As fotos, simples e diretas, prenunciavam uma tarefa mais complexa — reconstruir a imagem de Sônia em laboratório, com filtros e sobreposições.
“Às vezes, seu corpo ganha aparência escultórica. Em outros momentos, adquire formas chapadas”, analisa Rivitti.
“Hoje, com a banalização dos filtros no Instagram, a gente olha para esse trabalho sem entender direito a radicalidade de sua técnica. Mas, ali, a Claudia assumia um grande risco, operando de modo lento, artesanal.”
Andujar não se interessava mais por jornalismo. Estimulada pelo crescente reconhecimento da fotografia no circuito artístico brasileiro, vinha direcionando sua carreira aos museus — tornou-se professora do Museu de Artes de São Paulo (Masp), organizou diversas exposições e imergiu-se na pesquisa.
Nessa época, desenvolveu experiências quase clandestinas.
Em 1974, ela sobrevoaria São Paulo, munida de filmes infravermelhos — até então, um material de uso restrito ao Exército, com venda controlada pela ditadura militar.
No regime autoritário, inclusive, Andujar foi citada em dezenas de documentos confidenciais e chegou a ser expulsa de um território indígena em 1978, ao ser enquadrada pela Lei de Segurança Nacional.
Os filmes infravermelhos têm propriedades fotoquímicas que permitem capturar ondas invisíveis a olho nu, acentuando detalhes ocultos e distorcendo nossa percepção cromática.
Uma atmosfera opressiva se instaura nas imagens que Andujar realiza com auxílio da tecnologia.
Há um predomínio do azul e do cinza, em uma perspectiva aérea que ressalta o caráter simétrico dos edifícios e a escassez de vegetação.

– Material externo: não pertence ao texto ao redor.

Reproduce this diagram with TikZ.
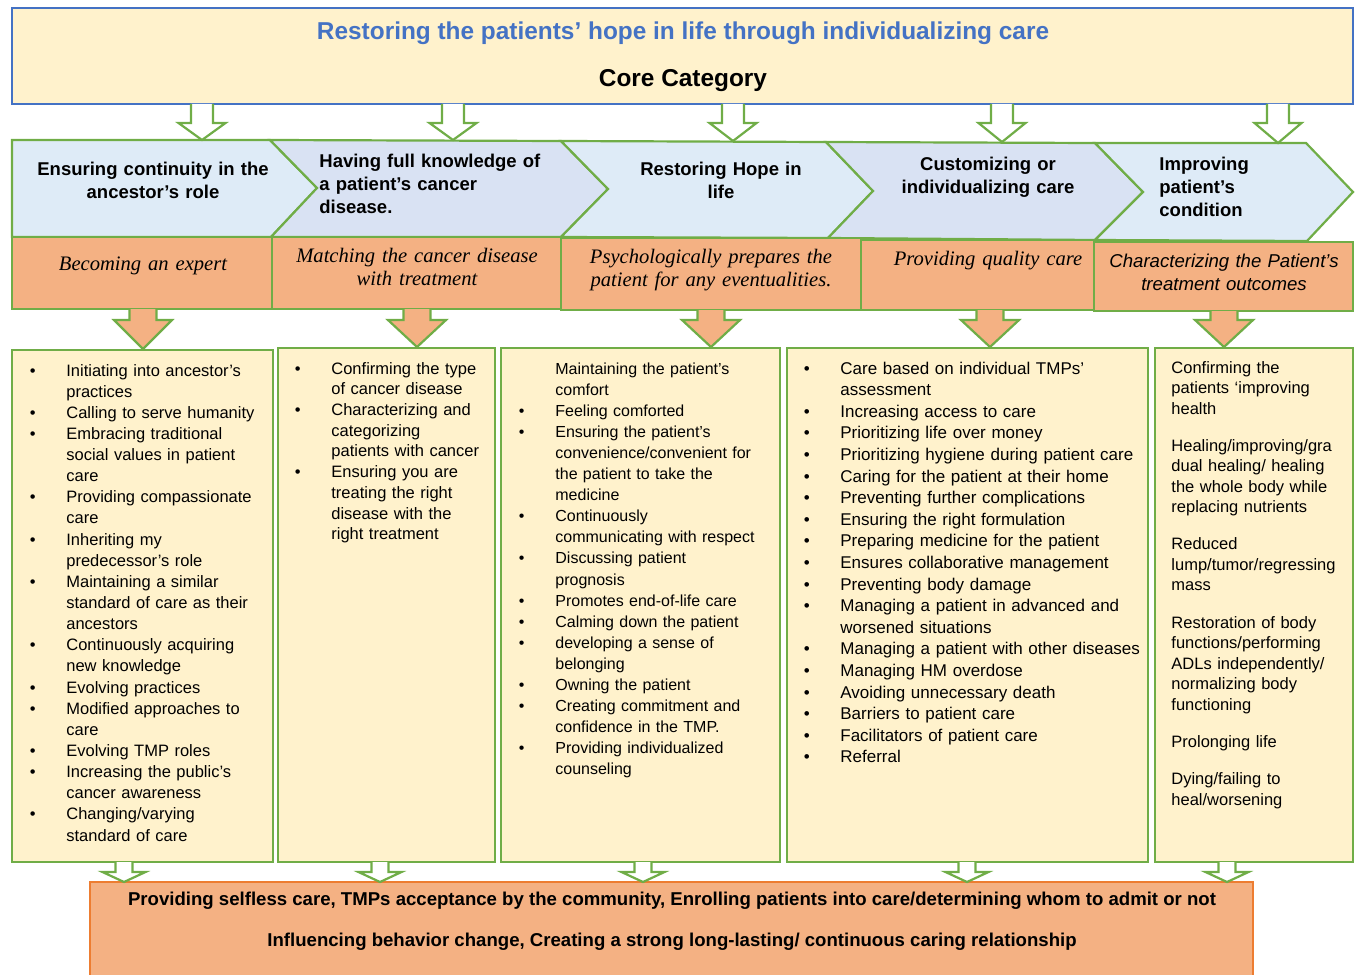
\documentclass[tikz,border=0pt]{standalone}
\usepackage{fontspec}
\setmainfont{Liberation Sans}
\newfontfamily\serifit{Liberation Serif}
\definecolor{gr}{HTML}{70AD47}
\definecolor{yel}{HTML}{FFF2CC}
\definecolor{blu}{HTML}{4472C4}
\definecolor{orng}{HTML}{F4B183}
\definecolor{orngd}{HTML}{ED7D31}
\definecolor{chA}{HTML}{DEEBF7}
\definecolor{chB}{HTML}{D9E2F3}
\newcommand{\bi}[1]{\makebox[18.25pt][l]{\textbullet}#1}
\newcommand{\ci}[1]{\hspace*{18.25pt}#1}
\newcommand{\blockarrow}[7]{%
  \filldraw[#7] ({#1-#5},#2) -- ({#1-#5},#3) -- ({#1-#6},#3) -- (#1,#4) -- ({#1+#6},#3) -- ({#1+#5},#3) -- ({#1+#5},#2);}
\tikzset{
  gline/.style={draw=gr, line width=1.1pt, line join=miter},
  hollow/.style={gline, fill=white},
  orarrow/.style={gline, fill=orng},
  hd/.style={inner sep=0pt, font=\bfseries\fontsize{9.25}{11.5}\selectfont, text width=150pt},
  sub/.style={inner sep=0pt, font=\serifit\itshape\fontsize{10.3}{11.5}\selectfont, text width=150pt, align=center, anchor=base},
  lst/.style={inner sep=0pt, anchor=base west, align=left},
  bold/.style={inner sep=0pt, anchor=base, font=\bfseries\fontsize{9.3}{11}\selectfont}
}
\begin{document}
\begin{tikzpicture}[x=0.5pt,y=-0.5pt]
\useasboundingbox (0,0) rectangle (1358,974);
\clip (0,0) rectangle (1358,974);

% top box
\filldraw[fill=yel, draw=blu, line width=1.1pt] (12,8) rectangle (1353,104);
\node[inner sep=0pt, anchor=base, font=\bfseries\fontsize{12.2}{14}\selectfont, text=blu] (title) at (683,40) {Restoring the patients’ hope in life through individualizing care};
\node[inner sep=0pt, anchor=base, font=\bfseries\fontsize{12.2}{14}\selectfont] (core) at (683,87) {Core Category};

% chevrons
\filldraw[gline, fill=chA] (12,140) -- (270,140) -- (317,188) -- (271,237) -- (12,237) -- cycle;
\filldraw[gline, fill=chB] (270,140) -- (561,141) -- (608,189) -- (561,237) -- (271,237) -- (317,188) -- cycle;
\filldraw[gline, fill=chA] (561,141) -- (826,142) -- (873,191) -- (828,238) -- (561,237) -- (608,189) -- cycle;
\filldraw[gline, fill=chB] (826,142) -- (1095,143) -- (1143,192) -- (1095,240) -- (828,238) -- (873,191) -- cycle;
\filldraw[gline, fill=chA] (1095,143) -- (1306,143) -- (1353,192) -- (1307,241) -- (1095,240) -- (1143,192) -- cycle;

\node[hd, align=center, anchor=base] (h1) at (153,175) {Ensuring continuity in the\\ancestor’s role};
\node[hd, align=left, anchor=base west] (h2) at (319,167) {Having full knowledge of\\a patient's cancer\\disease.};
\node[hd, align=center, anchor=base] (h3) at (721,175) {Restoring Hope in\\life};
\node[hd, align=center, anchor=base] (h4) at (988,170) {Customizing or\\individualizing care};
\node[hd, align=left, anchor=base west] (h5) at (1159,170) {Improving\\patient’s\\condition};

% orange boxes
\filldraw[gline, fill=orng] (12,237) rectangle (272,309);
\filldraw[gline, fill=orng] (272,237) rectangle (561,309);
\filldraw[gline, fill=orng] (561,238) rectangle (861,310);
\filldraw[gline, fill=orng] (861,240) rectangle (1094,310);
\filldraw[gline, fill=orng] (1094,242) rectangle (1353,311);

\node[sub] (s1) at (143,270) {Becoming an expert};
\node[sub] (s2) at (417,262) {Matching the cancer disease\\with treatment};
\node[sub] (s3) at (711,263) {Psychologically prepares the\\patient for any eventualities.};
\node[sub] (s4) at (988,265) {Providing quality care};
\node[sub, font=\itshape\fontsize{9.3}{11.5}\selectfont] (s5) at (1224,267) {Characterizing the Patient’s\\treatment outcomes};

% top hollow arrows
\blockarrow{202}{104}{123}{140}{11}{23.5}{hollow}
\blockarrow{453}{104}{123}{140}{11}{23.5}{hollow}
\blockarrow{733}{104}{123}{141}{11}{23.5}{hollow}
\blockarrow{1002}{104}{123}{142}{11}{23.5}{hollow}
\blockarrow{1278}{104}{123}{143}{11}{23.5}{hollow}

% list boxes
\filldraw[gline, fill=yel, line width=1.4pt] (12,350) rectangle (273,862);
\filldraw[gline, fill=yel, line width=1.4pt] (278,348) rectangle (495,862);
\filldraw[gline, fill=yel, line width=1.4pt] (501,348) rectangle (780,862);
\filldraw[gline, fill=yel, line width=1.4pt] (787,348) rectangle (1148,862);
\filldraw[gline, fill=yel, line width=1.4pt] (1155,348) rectangle (1353,862);

% orange arrows
\blockarrow{143}{309}{320}{349}{13.5}{29}{orarrow}
\blockarrow{417}{309}{320}{347}{13.5}{29}{orarrow}
\blockarrow{711}{310}{320}{347}{13.5}{29}{orarrow}
\blockarrow{990}{310}{320}{347}{13.5}{29}{orarrow}
\blockarrow{1224}{311}{320}{347}{13.5}{29}{orarrow}

% lists
\node[lst, text width=125pt, font=\fontsize{8.25}{10.57}\selectfont] (l1) at (29.5,376) {%
\bi{Initiating into ancestor’s}\\
\ci{practices}\\
\bi{Calling to serve humanity}\\
\bi{Embracing traditional}\\
\ci{social values in patient}\\
\ci{care}\\
\bi{Providing compassionate}\\
\ci{care}\\
\bi{Inheriting my}\\
\ci{predecessor’s role}\\
\bi{Maintaining a similar}\\
\ci{standard of care as their}\\
\ci{ancestors}\\
\bi{Continuously acquiring}\\
\ci{new knowledge}\\
\bi{Evolving practices}\\
\bi{Modified approaches to}\\
\ci{care}\\
\bi{Evolving TMP roles}\\
\bi{Increasing the public’s}\\
\ci{cancer awareness}\\
\bi{Changing/varying}\\
\ci{standard of care}};

\node[lst, text width=105pt, font=\fontsize{8.25}{10.37}\selectfont] (l2) at (294.5,374) {%
\bi{Confirming the type}\\
\ci{of cancer disease}\\
\bi{Characterizing and}\\
\ci{categorizing}\\
\ci{patients with cancer}\\
\bi{Ensuring you are}\\
\ci{treating the right}\\
\ci{disease with the}\\
\ci{right treatment}};

\node[lst, text width=140pt, font=\fontsize{8}{10.55}\selectfont] (l3) at (518.5,374) {%
\ci{Maintaining the patient's}\\
\ci{comfort}\\
\bi{Feeling comforted}\\
\bi{Ensuring the patient's}\\
\ci{convenience/convenient for}\\
\ci{the patient to take the}\\
\ci{medicine}\\
\bi{Continuously}\\
\ci{communicating with respect}\\
\bi{Discussing patient}\\
\ci{prognosis}\\
\bi{Promotes end-of-life care}\\
\bi{Calming down the patient}\\
\bi{developing a sense of}\\
\ci{belonging}\\
\bi{Owning the patient}\\
\bi{Creating commitment and}\\
\ci{confidence in the TMP.}\\
\bi{Providing individualized}\\
\ci{counseling}};

\node[lst, text width=175pt, font=\fontsize{8.5}{10.8}\selectfont] (l4) at (803.5,374) {%
\bi{Care based on individual TMPs'}\\
\ci{assessment}\\
\bi{Increasing access to care}\\
\bi{Prioritizing life over money}\\
\bi{Prioritizing hygiene during patient care}\\
\bi{Caring for the patient at their home}\\
\bi{Preventing further complications}\\
\bi{Ensuring the right formulation}\\
\bi{Preparing medicine for the patient}\\
\bi{Ensures collaborative management}\\
\bi{Preventing body damage}\\
\bi{Managing a patient in advanced and}\\
\ci{worsened situations}\\
\bi{Managing a patient with other diseases}\\
\bi{Managing HM overdose}\\
\bi{Avoiding unnecessary death}\\
\bi{Barriers to patient care}\\
\bi{Facilitators of patient care}\\
\bi{Referral}};

\node[lst, text width=100pt, font=\fontsize{8.25}{10.25}\selectfont] (l5) at (1171,373) {%
Confirming the\\
patients ‘improving\\
health\\[8.35pt]
Healing/improving/gra\\
dual healing/ healing\\
the whole body while\\
replacing nutrients\\[8.35pt]
Reduced\\
lump/tumor/regressing\\
mass\\[8.35pt]
Restoration of body\\
functions/performing\\
ADLs independently/\\
normalizing body\\
functioning\\[8.35pt]
Prolonging life\\[8.35pt]
Dying/failing to\\
heal/worsening};

% bottom box
\fill[orng] (90,882) rectangle (1253,990);
\draw[orngd, line width=1pt] (90,990) -- (90,882) -- (1253,882) -- (1253,990);
\node[bold] (b1) at (672,905) {Providing selfless care, TMPs acceptance by the community, Enrolling patients into care/determining whom to admit or not};
\node[bold] (b2) at (672,946) {Influencing behavior change, Creating a strong long-lasting/ continuous caring relationship};

% bottom hollow arrows
\blockarrow{124}{862}{872}{882}{8.5}{21.5}{hollow}
\blockarrow{380}{862}{872}{882}{8.5}{21.5}{hollow}
\blockarrow{643}{862}{872}{882}{8.5}{21.5}{hollow}
\blockarrow{967}{862}{872}{882}{8.5}{21.5}{hollow}
\blockarrow{1227}{862}{872}{882}{8.5}{21.5}{hollow}
\end{tikzpicture}
\end{document}
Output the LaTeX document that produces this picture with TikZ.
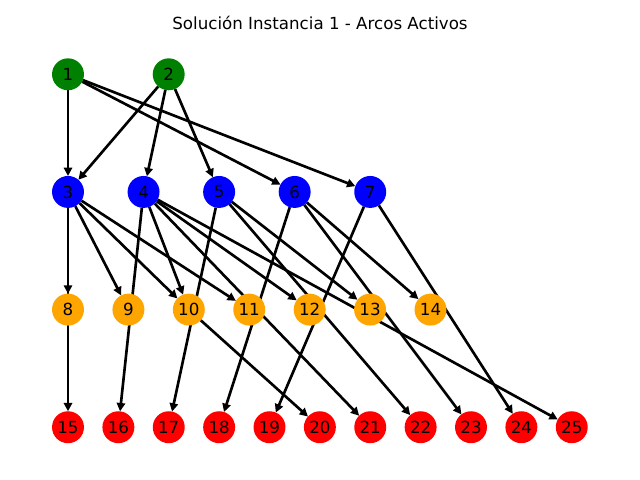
\documentclass[tikz,border=0pt]{standalone}
\usepackage{fontspec}
\setmainfont{DejaVu Sans}
\usepackage{xcolor}
\usetikzlibrary{arrows.meta,positioning,backgrounds}
\definecolor{verde}{HTML}{008000}
\definecolor{azul}{HTML}{0000FF}
\definecolor{naranja}{HTML}{FFA500}
\definecolor{rojo}{HTML}{FF0000}

\begin{document}
\begin{tikzpicture}[
  x=0.72pt, y=-0.72pt, on grid,
  nodo/.style={circle, inner sep=0pt, outer sep=0pt, minimum size=23pt,
               font=\fontsize{12}{14}\selectfont},
  orig/.style={nodo, fill=verde},
  trans/.style={nodo, fill=azul},
  inter/.style={nodo, fill=naranja},
  dest/.style={nodo, fill=rojo},
  arr/.style={-{Triangle[length=6pt,width=6pt]}, line width=1.9pt},
  titulo/.style={font=\fontsize{12}{14}\selectfont}
]
\useasboundingbox (0,0) rectangle (640,480);

\node[titulo] (tit) at (320,23) {Solución Instancia 1 - Arcos Activos};

% origenes
\node[orig] (n1) at (68,74.3) {1};
\node[orig, right=72.5pt of n1] (n2) {2};

% transbordo
\node[trans, below=84.7pt of n1] (n3) {3};
\node[trans, right=54.4pt of n3] (n4) {4};
\node[trans, right=54.4pt of n4] (n5) {5};
\node[trans, right=54.4pt of n5] (n6) {6};
\node[trans, right=54.4pt of n6] (n7) {7};

% intermedios
\node[inter, below=84.7pt of n3] (n8) {8};
\node[inter, right=43.5pt of n8] (n9) {9};
\node[inter, right=43.5pt of n9] (n10) {10};
\node[inter, right=43.5pt of n10] (n11) {11};
\node[inter, right=43.5pt of n11] (n12) {12};
\node[inter, right=43.5pt of n12] (n13) {13};
\node[inter, right=43.5pt of n13] (n14) {14};

% destinos
\node[dest, below=84.7pt of n8] (n15) {15};
\node[dest, right=36.27pt of n15] (n16) {16};
\node[dest, right=36.27pt of n16] (n17) {17};
\node[dest, right=36.27pt of n17] (n18) {18};
\node[dest, right=36.27pt of n18] (n19) {19};
\node[dest, right=36.27pt of n19] (n20) {20};
\node[dest, right=36.27pt of n20] (n21) {21};
\node[dest, right=36.27pt of n21] (n22) {22};
\node[dest, right=36.27pt of n22] (n23) {23};
\node[dest, right=36.27pt of n23] (n24) {24};
\node[dest, right=36.27pt of n24] (n25) {25};

\begin{scope}[on background layer]
\draw[arr] (n1) -- (n3);
\draw[arr] (n1) -- (n6);
\draw[arr] (n1) -- (n7);
\draw[arr] (n2) -- (n3);
\draw[arr] (n2) -- (n4);
\draw[arr] (n2) -- (n5);
\draw[arr] (n3) -- (n8);
\draw[arr] (n3) -- (n9);
\draw[arr] (n3) -- (n10);
\draw[arr] (n3) -- (n11);
\draw[arr] (n3) -- (n15);
\draw[arr] (n4) -- (n10);
\draw[arr] (n4) -- (n12);
\draw[arr] (n4) -- (n16);
\draw[arr] (n4) -- (n21);
\draw[arr] (n4) -- (n25);
\draw[arr] (n5) -- (n13);
\draw[arr] (n5) -- (n17);
\draw[arr] (n5) -- (n22);
\draw[arr] (n6) -- (n14);
\draw[arr] (n6) -- (n18);
\draw[arr] (n6) -- (n23);
\draw[arr] (n7) -- (n19);
\draw[arr] (n7) -- (n24);
\draw[arr] (n10) -- (n20);
\end{scope}
\end{tikzpicture}
\end{document}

Árvores são raras, brotando com tonalidade púrpura entre blocos de concreto. A presença humana simplesmente inexiste.
Abordagem oposta marca um ensaio produzido na rua Direita, logradouro altamente movimentado do centro paulistano.
Com a câmera rente ao asfalto, a fotógrafa engrandece os transeuntes — rodeados por letreiros garrafais, eles se esbarram pela calçada, absorvidos em suas próprias rotinas.
São indivíduos solitários, tal como a dupla que estampa uma fotografia misteriosa, identificável no tempo e no espaço graças ao título Brasília, 1965. Seu contexto é uma incógnita.
“Tem um descampado enorme, por onde descem uns homens pequenininhos”, descreve Brandão.
“Um dos caras está de terno, eles andam e conversam. Não tem prédios, nada de arquitetura, um único [Oscar] Niemeyer sequer. É só nuvem e pedra.”
O curador adoraria saber o que houve por ali, mas não conseguiu descobrir.
“A Claudia é uma mulher que não dá trela para o passado. Só o que importa é o futuro”, diz Brandão.
“Ela fica louca de entusiasmo quando descobre uma nova técnica de impressão. Mas se você perguntar o que ela foi fazer lá no Distrito Federal, ela finge que nem escuta.”